Change Risk Mitigation
Backend Status handler modification Low Status handler is read-only, adds 2s timeout check
LAPI check timeout (2s) Low Short timeout prevents blocking; async refresh handles retries
Frontend conditional logic change Low More precise state handling, clear error states
Type definition update Low TypeScript will catch any mismatches at compile time
Two separate warning states Low Better UX with distinct yellow (initializing) vs red (not running)

Summary

Root Cause: The Status() endpoint was not updated when Start() was modified to check LAPI readiness.

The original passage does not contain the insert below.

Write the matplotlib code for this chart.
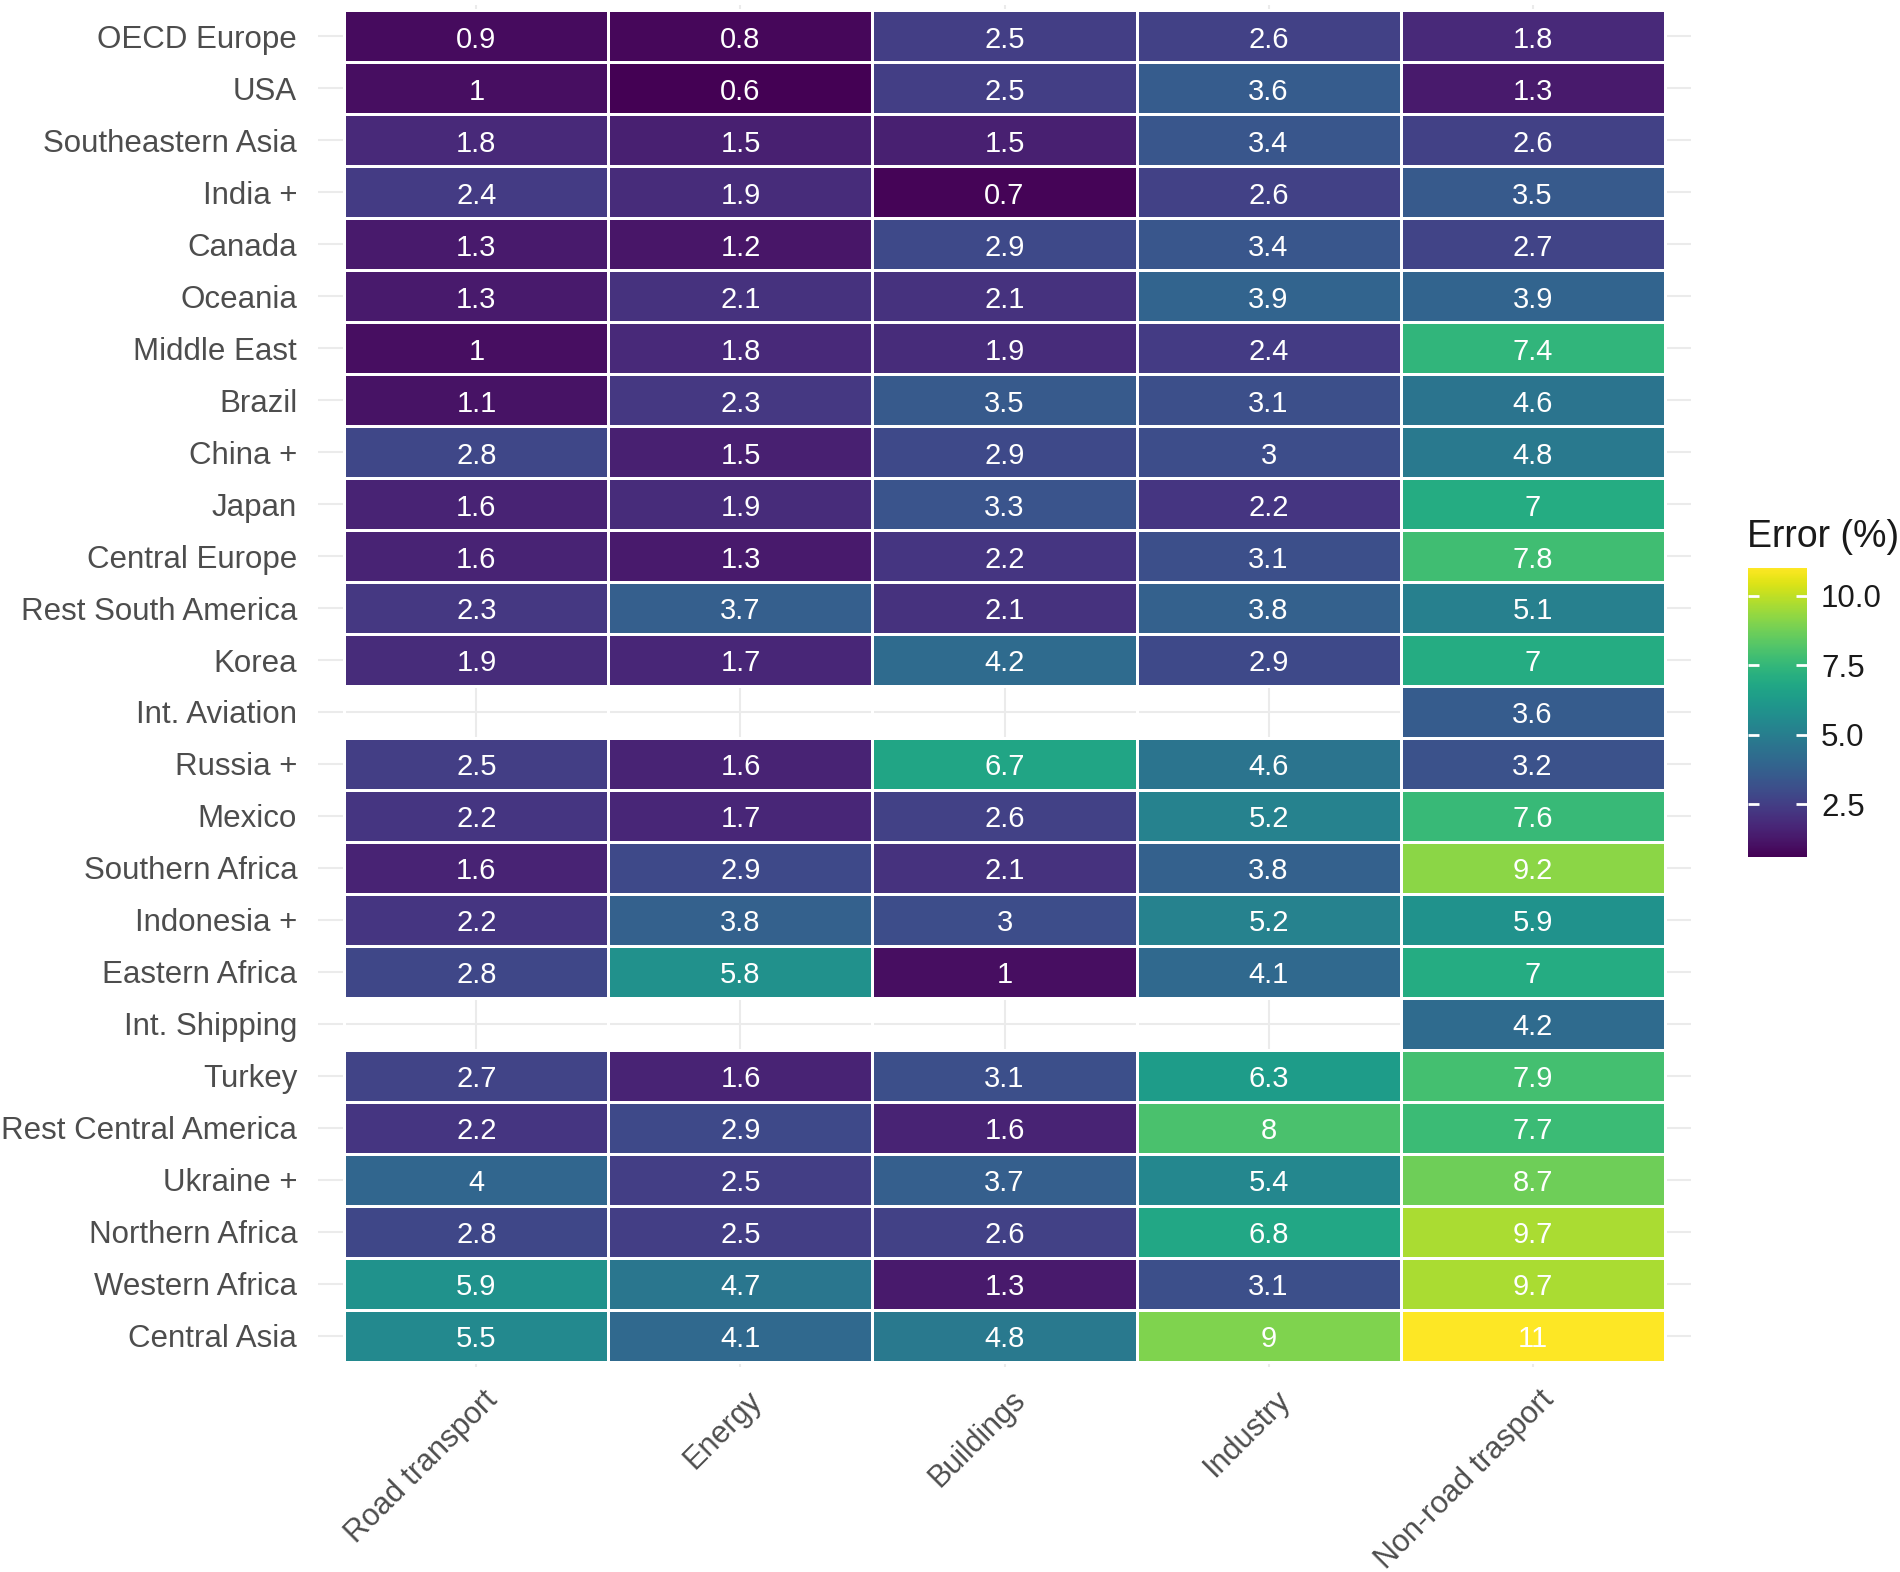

The frontend expects the status endpoint to indicate LAPI availability, but it only returns process status.

Fix: Add lapi_ready field to Status() response by checking cscli lapi status, update frontend to use this new field for the warning display logic.

Files Changed:

  1. backend/internal/api/handlers/crowdsec_handler.go - Add LAPI check to Status()
  2. frontend/src/api/crowdsec.ts - Add TypeScript interface with lapi_ready
  3. frontend/src/pages/CrowdSecConfig.tsx - Update conditional logic:
    • Yellow warning: process running, LAPI not ready
    • Red warning: process not running
    • No warning: process running AND LAPI ready
  4. backend/internal/api/handlers/crowdsec_handler_test.go - Add unit tests

Estimated Time: 1-2 hours including testing

Commit Message:

fix: add LAPI readiness check to CrowdSec status endpoint

The Status() handler was only checking if the CrowdSec process was
running, not if LAPI was actually responding. This caused the
CrowdSecConfig page to always show "LAPI is initializing" even when
LAPI was fully operational.

Changes:
- Backend: Add `lapi_ready` field to /admin/crowdsec/status response
- Frontend: Add CrowdSecStatus TypeScript interface
- Frontend: Update conditional logic to check `lapi_ready` not `running`
- Frontend: Separate warnings for "initializing" vs "not running"
- Tests: Add unit tests for Status handler LAPI check

Fixes regression from crowdsec_lapi_error_diagnostic.md fixes.